UH Med Now
UH medical students take part in international project to eradicate TB in the Marshall Islands
Pictured: L-R: Dr. Yusuke Kobayashi (JABSOM MD 2017) with Orlando Salazar, x-ray technician at Lanakila Health Center, during their volunteer work in the Marshall Islands.
By Tina Shelton, UH Med Now
Medical students from the John A. Burns School of Medicine (JABSOM) traveled more than 2,500 miles to help fight tuberculosis (TB) in Ebeye, the most populated island of Kwajalein Atoll, and one of three “hotspots” for tuberculosis in the Pacific region identified by the Centers for Disease Control (CDC) and Prevention.

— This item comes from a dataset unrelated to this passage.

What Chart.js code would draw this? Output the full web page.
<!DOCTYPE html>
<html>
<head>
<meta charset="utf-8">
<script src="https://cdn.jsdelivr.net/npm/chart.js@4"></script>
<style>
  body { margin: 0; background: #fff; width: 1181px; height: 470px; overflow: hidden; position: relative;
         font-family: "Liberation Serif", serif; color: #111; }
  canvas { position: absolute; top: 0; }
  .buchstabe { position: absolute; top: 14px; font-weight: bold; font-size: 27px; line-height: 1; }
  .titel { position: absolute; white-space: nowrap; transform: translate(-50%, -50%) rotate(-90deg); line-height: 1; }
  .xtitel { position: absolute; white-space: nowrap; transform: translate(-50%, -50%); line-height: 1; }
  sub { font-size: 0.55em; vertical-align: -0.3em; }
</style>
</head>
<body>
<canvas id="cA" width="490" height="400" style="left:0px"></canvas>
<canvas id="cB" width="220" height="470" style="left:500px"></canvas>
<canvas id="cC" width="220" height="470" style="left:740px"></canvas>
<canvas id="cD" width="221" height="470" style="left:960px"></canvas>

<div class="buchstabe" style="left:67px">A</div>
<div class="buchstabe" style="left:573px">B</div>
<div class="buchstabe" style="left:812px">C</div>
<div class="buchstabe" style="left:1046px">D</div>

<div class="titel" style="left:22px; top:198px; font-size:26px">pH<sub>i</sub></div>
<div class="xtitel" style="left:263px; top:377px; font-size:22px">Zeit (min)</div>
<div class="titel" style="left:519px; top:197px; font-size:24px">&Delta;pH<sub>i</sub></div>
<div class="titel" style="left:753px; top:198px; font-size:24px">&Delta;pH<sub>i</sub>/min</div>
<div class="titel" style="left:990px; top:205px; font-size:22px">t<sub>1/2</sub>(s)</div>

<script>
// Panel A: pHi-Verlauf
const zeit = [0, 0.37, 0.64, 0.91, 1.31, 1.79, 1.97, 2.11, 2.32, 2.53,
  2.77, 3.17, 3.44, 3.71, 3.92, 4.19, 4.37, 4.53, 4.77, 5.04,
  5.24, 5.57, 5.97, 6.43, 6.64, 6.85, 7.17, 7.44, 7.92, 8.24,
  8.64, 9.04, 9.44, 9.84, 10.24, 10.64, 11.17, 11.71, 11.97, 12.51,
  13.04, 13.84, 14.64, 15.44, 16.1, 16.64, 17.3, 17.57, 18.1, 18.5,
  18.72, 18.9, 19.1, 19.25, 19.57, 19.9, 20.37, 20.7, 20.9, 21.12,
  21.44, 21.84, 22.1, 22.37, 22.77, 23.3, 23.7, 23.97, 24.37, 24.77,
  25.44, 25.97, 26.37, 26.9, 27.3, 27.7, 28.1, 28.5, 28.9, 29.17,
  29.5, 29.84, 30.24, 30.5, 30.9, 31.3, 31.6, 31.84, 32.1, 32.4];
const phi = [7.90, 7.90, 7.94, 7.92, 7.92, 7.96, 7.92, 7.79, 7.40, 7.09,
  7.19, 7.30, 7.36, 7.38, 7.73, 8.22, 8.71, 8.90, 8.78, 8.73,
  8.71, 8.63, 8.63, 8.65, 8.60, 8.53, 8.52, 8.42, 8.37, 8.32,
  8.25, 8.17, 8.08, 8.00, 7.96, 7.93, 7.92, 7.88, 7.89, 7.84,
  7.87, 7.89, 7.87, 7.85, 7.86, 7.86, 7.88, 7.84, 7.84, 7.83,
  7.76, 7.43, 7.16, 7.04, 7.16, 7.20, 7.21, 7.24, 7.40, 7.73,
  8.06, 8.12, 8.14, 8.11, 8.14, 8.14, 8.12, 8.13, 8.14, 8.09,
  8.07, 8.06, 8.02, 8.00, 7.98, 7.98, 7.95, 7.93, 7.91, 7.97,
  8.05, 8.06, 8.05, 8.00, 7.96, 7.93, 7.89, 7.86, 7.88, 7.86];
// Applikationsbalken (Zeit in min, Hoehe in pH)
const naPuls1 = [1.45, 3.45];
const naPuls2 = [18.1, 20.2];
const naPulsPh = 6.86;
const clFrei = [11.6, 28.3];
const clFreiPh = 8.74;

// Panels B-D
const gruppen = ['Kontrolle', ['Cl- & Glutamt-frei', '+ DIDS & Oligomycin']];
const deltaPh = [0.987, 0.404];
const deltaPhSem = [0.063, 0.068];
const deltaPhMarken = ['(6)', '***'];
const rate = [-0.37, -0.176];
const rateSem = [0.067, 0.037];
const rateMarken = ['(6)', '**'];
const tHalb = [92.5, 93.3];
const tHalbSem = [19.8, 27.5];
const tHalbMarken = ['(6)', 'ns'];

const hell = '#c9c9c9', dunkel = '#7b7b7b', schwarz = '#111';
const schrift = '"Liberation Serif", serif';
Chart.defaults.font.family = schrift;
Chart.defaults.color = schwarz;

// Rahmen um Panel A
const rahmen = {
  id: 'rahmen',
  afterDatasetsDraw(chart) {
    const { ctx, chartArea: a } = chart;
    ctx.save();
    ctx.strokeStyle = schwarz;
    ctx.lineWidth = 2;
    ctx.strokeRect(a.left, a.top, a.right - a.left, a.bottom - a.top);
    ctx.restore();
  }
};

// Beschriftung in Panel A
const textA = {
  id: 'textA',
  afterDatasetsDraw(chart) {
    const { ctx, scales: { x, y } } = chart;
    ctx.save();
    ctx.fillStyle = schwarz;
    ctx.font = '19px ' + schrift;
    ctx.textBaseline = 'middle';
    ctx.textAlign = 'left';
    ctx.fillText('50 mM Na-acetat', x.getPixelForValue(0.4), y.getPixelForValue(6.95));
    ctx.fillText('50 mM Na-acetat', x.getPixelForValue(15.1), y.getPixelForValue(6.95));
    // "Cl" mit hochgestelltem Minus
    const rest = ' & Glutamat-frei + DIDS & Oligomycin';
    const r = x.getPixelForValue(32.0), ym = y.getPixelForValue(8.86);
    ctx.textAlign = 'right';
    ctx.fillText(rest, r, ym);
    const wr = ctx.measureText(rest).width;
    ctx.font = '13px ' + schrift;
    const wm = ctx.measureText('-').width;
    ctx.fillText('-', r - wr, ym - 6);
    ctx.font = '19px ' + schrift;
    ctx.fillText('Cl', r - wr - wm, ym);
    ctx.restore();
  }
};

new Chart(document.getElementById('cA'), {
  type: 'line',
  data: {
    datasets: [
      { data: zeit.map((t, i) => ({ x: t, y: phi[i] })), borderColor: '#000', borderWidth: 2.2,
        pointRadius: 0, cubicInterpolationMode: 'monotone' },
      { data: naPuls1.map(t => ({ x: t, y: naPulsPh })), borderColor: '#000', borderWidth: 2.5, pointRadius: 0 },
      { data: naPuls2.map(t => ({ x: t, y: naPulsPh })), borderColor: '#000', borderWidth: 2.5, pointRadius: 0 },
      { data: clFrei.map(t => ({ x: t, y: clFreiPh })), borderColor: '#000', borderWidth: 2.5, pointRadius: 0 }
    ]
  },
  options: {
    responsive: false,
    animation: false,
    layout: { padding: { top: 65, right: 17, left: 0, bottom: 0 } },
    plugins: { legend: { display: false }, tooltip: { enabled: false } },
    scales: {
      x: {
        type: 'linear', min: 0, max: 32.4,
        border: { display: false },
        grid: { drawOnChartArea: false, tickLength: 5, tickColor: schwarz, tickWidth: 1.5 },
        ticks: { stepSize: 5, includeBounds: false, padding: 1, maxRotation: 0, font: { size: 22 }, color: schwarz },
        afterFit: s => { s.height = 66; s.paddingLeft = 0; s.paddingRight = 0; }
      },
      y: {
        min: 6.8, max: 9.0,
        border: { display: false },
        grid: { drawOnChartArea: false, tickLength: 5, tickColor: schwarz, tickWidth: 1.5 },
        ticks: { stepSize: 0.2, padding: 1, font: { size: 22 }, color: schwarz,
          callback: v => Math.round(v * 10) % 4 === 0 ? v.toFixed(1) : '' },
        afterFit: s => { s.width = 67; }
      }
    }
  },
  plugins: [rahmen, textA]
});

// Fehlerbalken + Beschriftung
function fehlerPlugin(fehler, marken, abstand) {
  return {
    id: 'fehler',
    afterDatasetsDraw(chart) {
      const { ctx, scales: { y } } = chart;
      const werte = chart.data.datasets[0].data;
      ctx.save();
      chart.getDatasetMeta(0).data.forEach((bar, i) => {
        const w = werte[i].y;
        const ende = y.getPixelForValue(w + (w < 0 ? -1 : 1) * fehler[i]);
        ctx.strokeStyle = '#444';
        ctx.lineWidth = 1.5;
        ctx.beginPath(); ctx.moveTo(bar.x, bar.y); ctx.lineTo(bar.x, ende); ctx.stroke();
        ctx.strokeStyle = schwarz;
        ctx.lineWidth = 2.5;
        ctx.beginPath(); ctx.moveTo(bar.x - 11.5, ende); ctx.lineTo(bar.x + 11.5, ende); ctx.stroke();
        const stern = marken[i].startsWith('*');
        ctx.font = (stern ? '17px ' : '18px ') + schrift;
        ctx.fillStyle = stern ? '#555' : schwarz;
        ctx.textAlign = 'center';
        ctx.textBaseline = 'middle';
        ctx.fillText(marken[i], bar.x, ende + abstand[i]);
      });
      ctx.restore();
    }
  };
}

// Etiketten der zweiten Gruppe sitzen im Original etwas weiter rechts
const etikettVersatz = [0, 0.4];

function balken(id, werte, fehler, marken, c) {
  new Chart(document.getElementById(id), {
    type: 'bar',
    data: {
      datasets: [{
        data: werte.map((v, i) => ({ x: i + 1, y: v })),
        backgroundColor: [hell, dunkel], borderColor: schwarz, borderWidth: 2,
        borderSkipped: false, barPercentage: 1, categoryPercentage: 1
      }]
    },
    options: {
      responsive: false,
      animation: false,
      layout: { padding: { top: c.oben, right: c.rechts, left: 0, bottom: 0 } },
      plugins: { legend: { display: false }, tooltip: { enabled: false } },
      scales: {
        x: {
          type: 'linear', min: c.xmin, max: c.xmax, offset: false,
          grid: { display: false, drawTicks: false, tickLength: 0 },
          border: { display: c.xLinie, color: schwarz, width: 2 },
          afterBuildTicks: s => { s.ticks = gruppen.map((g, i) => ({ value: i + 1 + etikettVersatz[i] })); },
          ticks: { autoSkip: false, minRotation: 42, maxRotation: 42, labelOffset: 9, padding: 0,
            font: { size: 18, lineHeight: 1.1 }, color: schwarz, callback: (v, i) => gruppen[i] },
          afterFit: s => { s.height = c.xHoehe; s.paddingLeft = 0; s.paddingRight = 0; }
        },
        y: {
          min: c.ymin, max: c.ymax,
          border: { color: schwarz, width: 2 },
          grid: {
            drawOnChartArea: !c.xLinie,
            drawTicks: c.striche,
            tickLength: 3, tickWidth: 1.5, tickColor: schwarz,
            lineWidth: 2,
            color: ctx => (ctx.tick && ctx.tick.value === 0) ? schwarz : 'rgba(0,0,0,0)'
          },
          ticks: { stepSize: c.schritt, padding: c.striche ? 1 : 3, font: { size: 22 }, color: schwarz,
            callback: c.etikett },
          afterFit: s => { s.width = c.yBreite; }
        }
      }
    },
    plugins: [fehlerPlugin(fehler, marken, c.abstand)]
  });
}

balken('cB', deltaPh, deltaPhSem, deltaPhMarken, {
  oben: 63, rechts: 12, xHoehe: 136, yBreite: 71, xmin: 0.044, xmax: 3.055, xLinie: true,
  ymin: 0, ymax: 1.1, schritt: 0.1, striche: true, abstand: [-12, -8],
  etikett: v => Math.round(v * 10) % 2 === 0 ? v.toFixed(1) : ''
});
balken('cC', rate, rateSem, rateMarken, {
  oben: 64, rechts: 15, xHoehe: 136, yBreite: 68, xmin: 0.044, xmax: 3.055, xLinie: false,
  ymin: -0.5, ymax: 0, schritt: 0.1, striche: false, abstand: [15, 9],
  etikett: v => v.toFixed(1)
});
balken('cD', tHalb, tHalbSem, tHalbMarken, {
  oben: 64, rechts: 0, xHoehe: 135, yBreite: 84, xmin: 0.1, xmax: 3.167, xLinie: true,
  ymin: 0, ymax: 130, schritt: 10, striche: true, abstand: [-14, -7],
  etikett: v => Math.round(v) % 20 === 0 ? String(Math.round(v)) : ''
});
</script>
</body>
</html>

The massive TB screening program was launched by last year with registration and record collection. Then came action, and that’s where the University of Hawaiʻi at Mānoa (UHM) medical students entered the scene. On the ground for three weeks, they helped to screen some 5,600 residents of Ebeye in the Marshall Islands’ largest-ever effort ever to eradicate the disease. TB is a bacterial infection that can be fatal. It most often attacks the lungs and can be spread through coughs, but it can also harm other organs.
Class of 2017 medical students (now MDs) Nash Witten and Yusuke Kobayashi were joined by their faculty advisor, Dr. Seiji Yamada of the JABSOM Department of Family Medicine and Community Health, along with teams of RMI health workers, regional Pacific TB staff, international volunteers, and representatives from the CDC and the World Health Organization.